This seminar is part of the EAI on-line seminars
The subsurface environments of Mars and Europa are important targets for planetary exploration due to their high astrobiological potential. On Mars, observations from orbiting spacecrafts and in-situ measurements by rovers and landers show evidence that liquid water was present at the surface and in the subsurface of Mars. The presence of water throughout the early evolution and in transient episodes during later times has important implications for the habitability of the planet. On Jupiter’s moon Europa, subsurface brine pockets or mushy regions may be present. If stable over geological time scales, they may provide niches for the ice shell habitability. Such environments, where liquid water may exist in the subsurface of Mars and Europa, may be located at kilometers depth. Measurements from planetary missions, however, mostly sample the surface and the very shallow subsurface and often provide only indirect constraints for the deep subsurface.
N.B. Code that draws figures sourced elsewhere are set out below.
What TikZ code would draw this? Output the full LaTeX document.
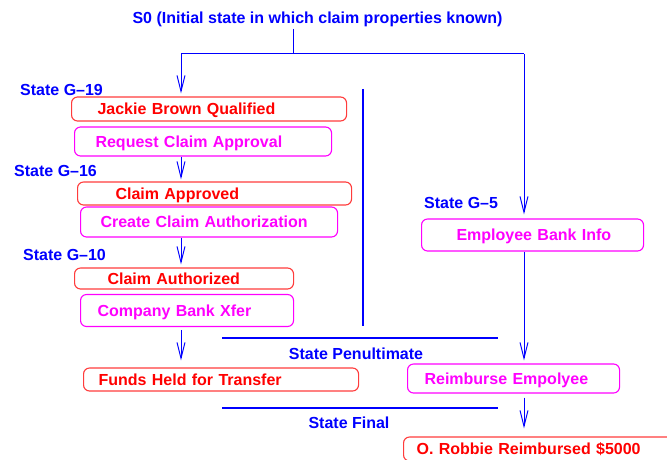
\documentclass[tikz,border=0pt]{standalone}
\usepackage{fontspec}
\setmainfont{Liberation Sans}
\usetikzlibrary{arrows.meta,calc}
\definecolor{cblue}{RGB}{0,0,255}
\definecolor{cred}{RGB}{255,0,0}
\definecolor{credline}{RGB}{255,60,60}
\definecolor{cmag}{RGB}{255,0,255}
\begin{document}
\begin{tikzpicture}[x=1pt,y=-1pt,
  txtfont/.style={font=\bfseries\fontsize{16}{19}\selectfont},
  lbl/.style={txtfont, text=cblue, inner sep=0pt, text height=11.5pt, text depth=0pt},
  box/.style={txtfont, rounded corners=6pt, line width=1.1pt, inner xsep=4pt, inner ysep=0pt,
    anchor=west, align=left, text height=11.5pt, text depth=0pt},
  rbox/.style={box, draw=credline, text=cred},
  mbox/.style={box, draw=cmag, text=cmag},
  conn/.style={draw=cblue, line width=1pt},
  arr/.style={conn, -{Straight Barb[length=16pt,width=8pt,line width=1pt]}},
  thick line/.style={draw=cblue, line width=2pt}
]
\clip (0,0) rectangle (667,460);
\fill[white] (0,0) rectangle (667,460);

% title
\node[lbl, anchor=center] (s0) at (317.5,18) {S0 (Initial state in which claim properties known)};

% state labels
\node[lbl, anchor=west] (g19) at (20,89.5) {State G--19};
\node[lbl, anchor=west] (g16) at (14,170.5) {State G--16};
\node[lbl, anchor=west] (g10) at (23,254.5) {State G--10};
\node[lbl, anchor=west] (g5) at (424,202.5) {State G--5};
\node[lbl, anchor=center] (pen) at (356,353.5) {State Penultimate};
\node[lbl, anchor=center] (fin) at (349,422.5) {State Final};

% boxes
\node[rbox, minimum width=275pt, text width=267pt, minimum height=24pt] (jbq) at (71,109) {\hspace*{22pt}Jackie Brown Qualified};
\node[mbox, minimum width=257pt, text width=249pt, minimum height=29pt] (req) at (74,141.5) {\hspace*{17pt}Request Claim Approval};
\node[rbox, minimum width=274pt, text width=266pt, minimum height=23pt] (cap) at (77,193.5) {\hspace*{34pt}Claim Approved};
\node[mbox, minimum width=257pt, text width=249pt, minimum height=30pt] (cca) at (80,222) {\hspace*{16pt}Create Claim Authorization};
\node[rbox, minimum width=219pt, text width=211pt, minimum height=21pt] (cau) at (74,278.5) {\hspace*{29pt}Claim Authorized};
\node[mbox, minimum width=213pt, text width=205pt, minimum height=32pt] (cbx) at (80,310.5) {\hspace*{13pt}Company Bank Xfer};
\node[rbox, minimum width=275pt, text width=267pt, minimum height=23pt] (fht) at (83,379.5) {\hspace*{11pt}Funds Held for Transfer};
\node[mbox, minimum width=222pt, text width=214pt, minimum height=32pt] (ebi) at (421,235) {\hspace*{31pt}Employee Bank Info};
\node[mbox, minimum width=212pt, text width=204pt, minimum height=29pt] (rem) at (407,378.5) {\hspace*{13pt}Reimburse Empolyee};
\node[rbox, minimum width=290pt, text width=282pt, minimum height=24pt] (orr) at (403,449) {\hspace*{9pt}O. Robbie Reimbursed \$5000};

% connectors
\coordinate (top) at (293.7,54);
\coordinate (L) at (181,54);
\coordinate (R) at (524,54);
\draw[conn, shorten <=5pt] (s0.south -| top) -- (top);
\draw[conn] (L) -- (R);
\draw[arr, shorten >=3pt] (L) -- (jbq.north -| L);
\draw[arr, shorten >=2pt] (req.south -| L) -- (cap.north -| L);
\draw[arr, shorten >=3pt] (cca.south -| L) -- (cau.north -| L);
\draw[arr, shorten <=3pt, shorten >=7pt] (cbx.south -| L) -- (fht.north -| L);
\draw[arr, shorten >=4pt] (R) -- (ebi.north -| R);
\draw[arr, shorten >=3pt] (ebi.south -| R) -- (rem.north -| R);
\draw[arr, shorten <=4pt, shorten >=8pt] (rem.south -| R) -- (orr.north -| R);

% state separators
\coordinate (v1) at (363,89);
\coordinate (v2) at (363,326);
\coordinate (p1) at (222,338);
\coordinate (p2) at (498,338);
\coordinate (f1) at (222,408);
\coordinate (f2) at (498,408);
\draw[thick line] (v1) -- (v2);
\draw[thick line] (p1) -- (p2);
\draw[thick line] (f1) -- (f2);
\end{tikzpicture}
\end{document}
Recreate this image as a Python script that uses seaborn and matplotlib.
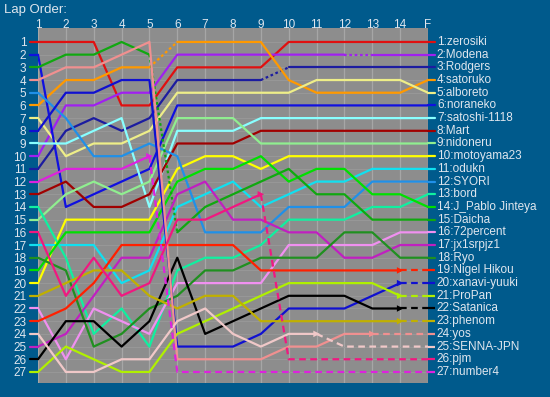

Albeit these difficulties, physical processes that are relevant for the interior of planets and for the ice shells of moons in the Outer Solar System can be investigated using numerical simulations.
In this seminar, I will focus on the dynamics of Mars’ deep interior and of Europa’s ice shell to provide implications for their subsurface, where liquid water may be stable today. Combined with laboratory measurements and data from space missions, thermo-chemical evolution models can help to characterize the subsurface of Mars and Europa and to identify regions of interest for future planetary exploration.